Грозой Сахалина был беглый тачечник Широколобов, о котором я уже упоминал. Убийца-изверг, привезенный на Сахалин из Забайкалья прикованным к мачте парохода. Когда Широколобов бежал, весь Сахалин только и думал:

«Хоть бы его убили!»

Широколобова боялись и ненавидели все, а Тихон Белоножкин сам ему у себя приют предложил. Широколобов даже диву дался.

– Мне?

– Дела твои я осудил, а не тебя. Дела твои дурные, а кто в том повинен, что ты их делал, про то нам неизвестно.

И целую ночь, по словам Галактионова, Широколобов провозился да просопел в подполье.

– Заснуть не мог, себя было жаль. Сам потом говорил, что так думал: «Должен я теперь бечь и убивать и грабить, а что мне иначе-то делать?»

А утром ушел и никого не тронул, с Тихоном как с братом простился.

Такое отношение к преступлению и преступникам Тихона Белоножкина производило сильное впечатление, и вести о Белоножкине дошли до Галактионова как раз в то время, когда озлобление окружающих против обличителя достигло крайних пределов.

– Начал я в те поры колебаться. Проповедую, а вижу: озлобление мною в мир входит.

И заинтересовал Галактионова Тихон. Пошел.
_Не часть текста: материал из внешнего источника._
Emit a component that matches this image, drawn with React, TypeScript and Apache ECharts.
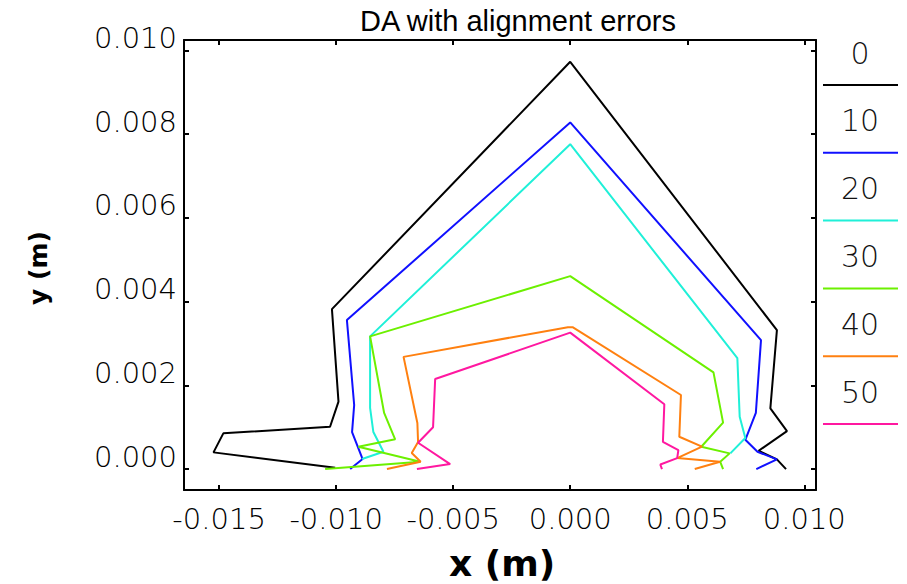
import React, { useEffect, useRef } from "react";
import * as echarts from "echarts";

// Dynamic aperture boundaries (x [m], y [m]) for each alignment-error seed
const da0: number[][] = [
  [0.00922, 0.0], [0.00883, 0.000232], [0.00805, 0.000437], [0.00926, 0.000908],
  [0.00855, 0.00145], [0.00883, 0.00332], [0.0, 0.00973], [-0.01018, 0.00382],
  [-0.0099, 0.00161], [-0.01026, 0.00101], [-0.01482, 0.000853], [-0.01524, 0.000399],
  [-0.01004, 0.000031],
];
const da10: number[][] = [
  [0.00795, 0.0], [0.00883, 0.000232], [0.008, 0.000413], [0.00748, 0.0007],
  [0.00793, 0.00134], [0.00815, 0.00308], [0.0, 0.00828], [-0.00954, 0.00356],
  [-0.00923, 0.00153], [-0.00932, 0.000884], [-0.00887, 0.000239], [-0.0094, 0.0],
];
const da20: number[][] = [
  [0.00684, 0.000375], [0.00748, 0.000741], [0.00724, 0.00125], [0.00714, 0.00265],
  [0.0, 0.00776], [-0.00855, 0.00317], [-0.00855, 0.00146], [-0.00841, 0.000884],
  [-0.00798, 0.000413], [-0.00889, 0.000239],
];
const da30: number[][] = [
  [0.00653, 0.0], [0.00641, 0.000174], [0.00681, 0.000375], [0.0056, 0.000533],
  [0.00653, 0.00111], [0.00612, 0.00231], [0.0, 0.00461], [-0.00855, 0.00317],
  [-0.00795, 0.00134], [-0.00748, 0.00071], [-0.00905, 0.000533], [-0.00641, 0.000174],
  [-0.01047, 0.0],
];
const da40: number[][] = [
  [0.00532, 0.0], [0.0064, 0.000174], [0.00457, 0.000263], [0.00563, 0.000538],
  [0.00466, 0.000772], [0.00473, 0.00177], [0.0001, 0.00339], [-0.0001, 0.00339],
  [-0.00712, 0.00268], [-0.00653, 0.0011], [-0.0065, 0.000645], [-0.00677, 0.000382],
  [-0.00639, 0.000174], [-0.00783, 0.0],
];
const da50: number[][] = [
  [0.00392, 0.0], [0.00385, 0.000108], [0.00457, 0.000263], [0.00462, 0.000454],
  [0.00396, 0.000652], [0.00402, 0.00155], [0.0, 0.00326], [-0.00577, 0.00215],
  [-0.00586, 0.001], [-0.0065, 0.000628], [-0.00513, 0.000119], [-0.00655, 0.0],
];

const seriesNames = ["0", "10", "20", "30", "40", "50"];
const seriesData = [da0, da10, da20, da30, da40, da50];
const seriesColors = ["#000000", "#1010ff", "#1ff0d8", "#6cf000", "#ff8010", "#ff18a0"];

const xTicks = [-0.015, -0.01, -0.005, 0.0, 0.005, 0.01];
const yTicks = [0.0, 0.002, 0.004, 0.006, 0.008, 0.01];

const titleText = "DA with alignment errors";
const xTitle = "x (m)";
const yTitle = "y (m)";

export default function App() {
  const ref = useRef<HTMLDivElement>(null);

  useEffect(() => {
    document.body.style.margin = "0";
    if (!ref.current) return;
    const chart = echarts.init(ref.current, undefined, { renderer: "svg" });

    const labelFont = {
      fontFamily: "DejaVu Sans",
      fontSize: 29,
      fontWeight: 200 as any,
      color: "#000",
    };
    const frameLine = { show: true, onZero: false, lineStyle: { color: "#000", width: 2 } };
    const tickStyle = { color: "#000", width: 2 };

    const legendGraphics: any[] = [];
    seriesNames.forEach((name, i) => {
      const top = 53 + i * 67.8;
      legendGraphics.push({
        type: "text",
        x: 860,
        y: top,
        style: {
          text: name,
          fill: "#111",
          font: "200 30px 'DejaVu Sans'",
          textAlign: "center",
          textVerticalAlign: "middle",
        },
      });
      legendGraphics.push({
        type: "line",
        shape: { x1: 823, y1: top + 32, x2: 898, y2: top + 32 },
        style: { stroke: seriesColors[i], lineWidth: 2 },
      });
    });

    chart.setOption({
      animation: false,
      backgroundColor: "#ffffff",
      title: {
        text: titleText,
        left: 513,
        top: 1,
        textAlign: "center",
        textStyle: {
          fontFamily: "Liberation Sans",
          fontSize: 29,
          fontWeight: "normal",
          color: "#000",
        },
      },
      grid: { left: 184, right: 91, top: 40, bottom: 94, containLabel: false },
      xAxis: [
        {
          type: "value",
          min: -0.0165,
          max: 0.0105,
          position: "bottom",
          axisLine: frameLine,
          axisTick: { show: true, inside: true, length: 5, customValues: xTicks, lineStyle: tickStyle },
          axisLabel: {
            show: true,
            customValues: xTicks,
            formatter: (v: number) => v.toFixed(3),
            margin: 14,
            ...labelFont,
          },
          splitLine: { show: false },
        },
        {
          type: "value",
          min: -0.0165,
          max: 0.0105,
          position: "top",
          axisLine: frameLine,
          axisTick: { show: true, inside: true, length: 5, customValues: xTicks, lineStyle: tickStyle },
          axisLabel: { show: false },
          splitLine: { show: false },
        },
      ],
      yAxis: [
        {
          type: "value",
          min: -0.0005,
          max: 0.01025,
          position: "left",
          axisLine: frameLine,
          axisTick: { show: true, inside: true, length: 5, customValues: yTicks, lineStyle: tickStyle },
          axisLabel: {
            show: true,
            customValues: yTicks,
            formatter: (v: number) => v.toFixed(3),
            margin: 7,
            verticalAlign: "bottom",
            lineHeight: 25,
            ...labelFont,
          },
          splitLine: { show: false },
        },
        {
          type: "value",
          min: -0.0005,
          max: 0.01025,
          position: "right",
          axisLine: frameLine,
          axisTick: { show: true, inside: true, length: 5, customValues: yTicks, lineStyle: tickStyle },
          axisLabel: { show: false },
          splitLine: { show: false },
        },
      ],
      series: seriesData.map((d, i) => ({
        name: seriesNames[i],
        type: "line",
        xAxisIndex: 0,
        yAxisIndex: 0,
        data: d,
        showSymbol: false,
        symbol: "none",
        lineStyle: { color: seriesColors[i], width: 2 },
        itemStyle: { color: seriesColors[i] },
        z: 2 + i,
      })),
      graphic: [
        {
          type: "text",
          x: 38,
          y: 268,
          rotation: Math.PI / 2,
          style: {
            text: yTitle,
            fill: "#000",
            font: "bold 25px 'DejaVu Sans'",
            textAlign: "center",
            textVerticalAlign: "middle",
          },
        },
        {
          type: "text",
          x: 502,
          y: 563,
          style: {
            text: xTitle,
            fill: "#000",
            font: "bold 36px 'DejaVu Sans'",
            textAlign: "center",
            textVerticalAlign: "middle",
          },
        },
        ...legendGraphics,
      ],
    });

    return () => chart.dispose();
  }, []);

  return <div ref={ref} style={{ width: 907, height: 584 }} />;
}
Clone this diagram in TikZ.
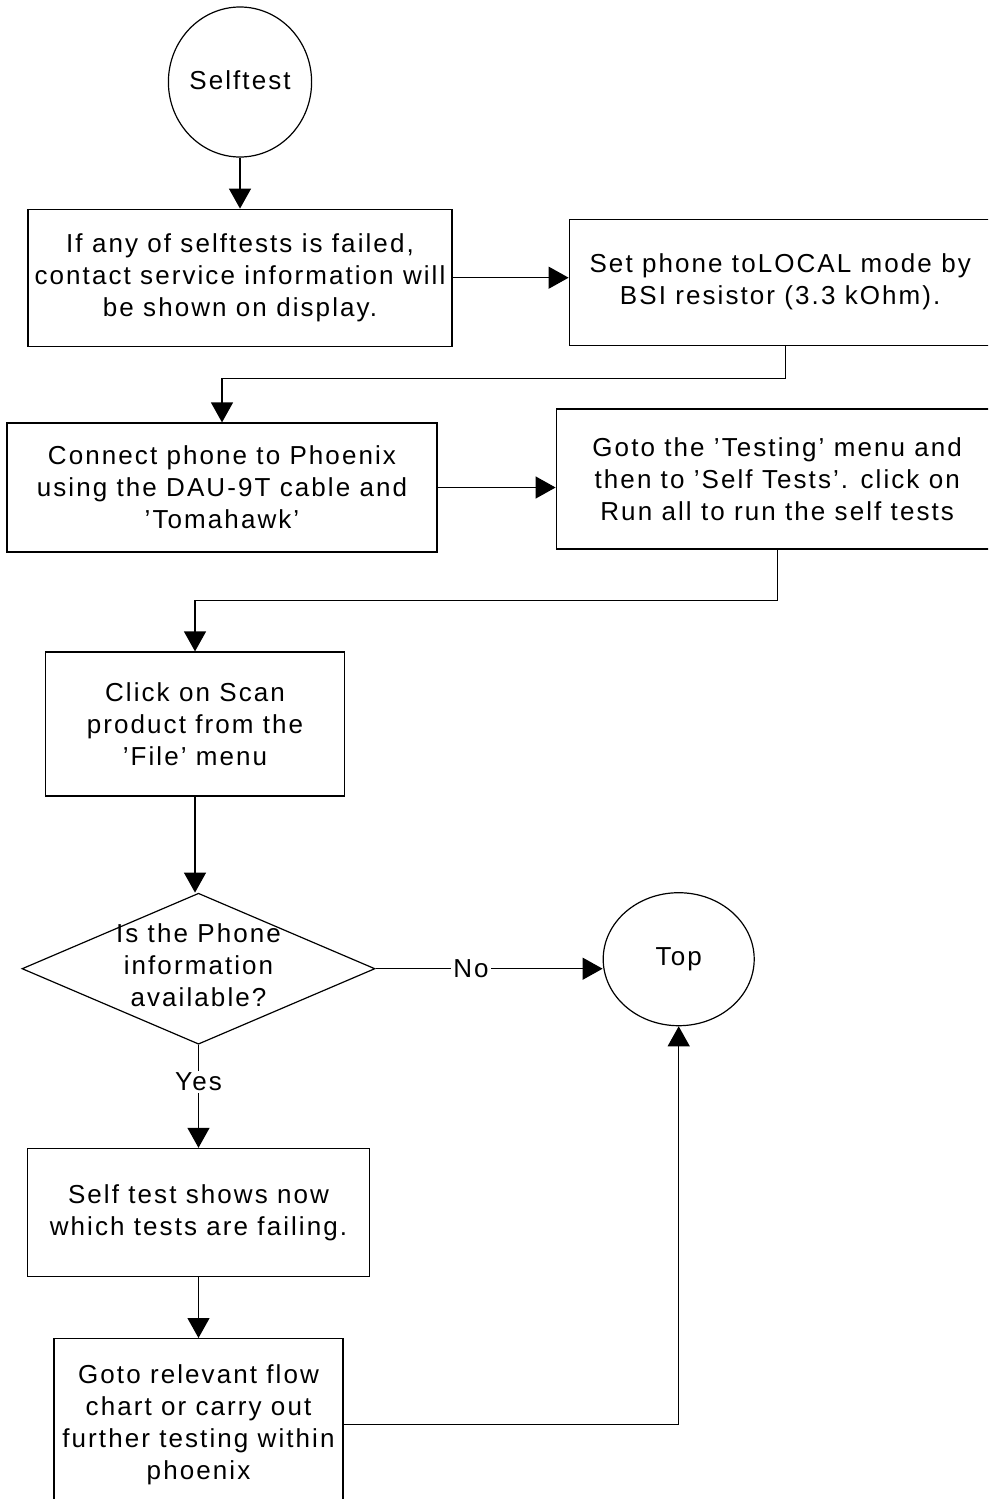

– До трех раз к нему ходил. До ворот дворца доходил, а во дворец не заходил. Раздумывал. «Как, мол, так, с детства все Писание знаю и все, что говорю, по текстам. Чему ж меня может мужик сиволапый научить?» И ворочался.

А в третий раз зашел.

– Застал четверых. И сразу, никогда не видавши, его узнал. Поклонился, говорю: «Здравствуйте». А он мне: «Я тебя ждал. Видели мы все звезду яркую, подошедшую к солнцу». – «А сколько, – спрашиваю, – раз звезда к солнцу подходила?» – «До трех раз». Тут я и затрясся. «Три раза, – говорю, – я к тебе ходил». А Тихон смеется так радостно. «И это, – говорит, – я знаю». Тут я ему про свои колебания и начал. И пошел, и пошел. А он все смотрит, радостно смеется. «Писанье, – говорит, – что о Христе писано, все знаешь. Чего ж теперь-то тебе нужно?» – «Христа, – говорю, – ищу». – «Ну, и ищи. Найдешь». Тут я ему в ноги пал: «Помилуй». Лежу, а надо мной голос, да такой милый. «Раньше, – говорит, – ходил ты, Савл, по букве разящей, а теперь будешь ходить, Павел, по букве животворящей». Заплакал я, бьюсь как рыба у ног, а он меня поднимает да целует, целует. Заглянул я к нему в очи. Очи – как окна, заглянул в горницу, а там так мило. И увидал я, как в горнице у него мило, – скудость-то я своей горницы познал, что украшал ее гробами великолепными. А у него-то в горнице все живое.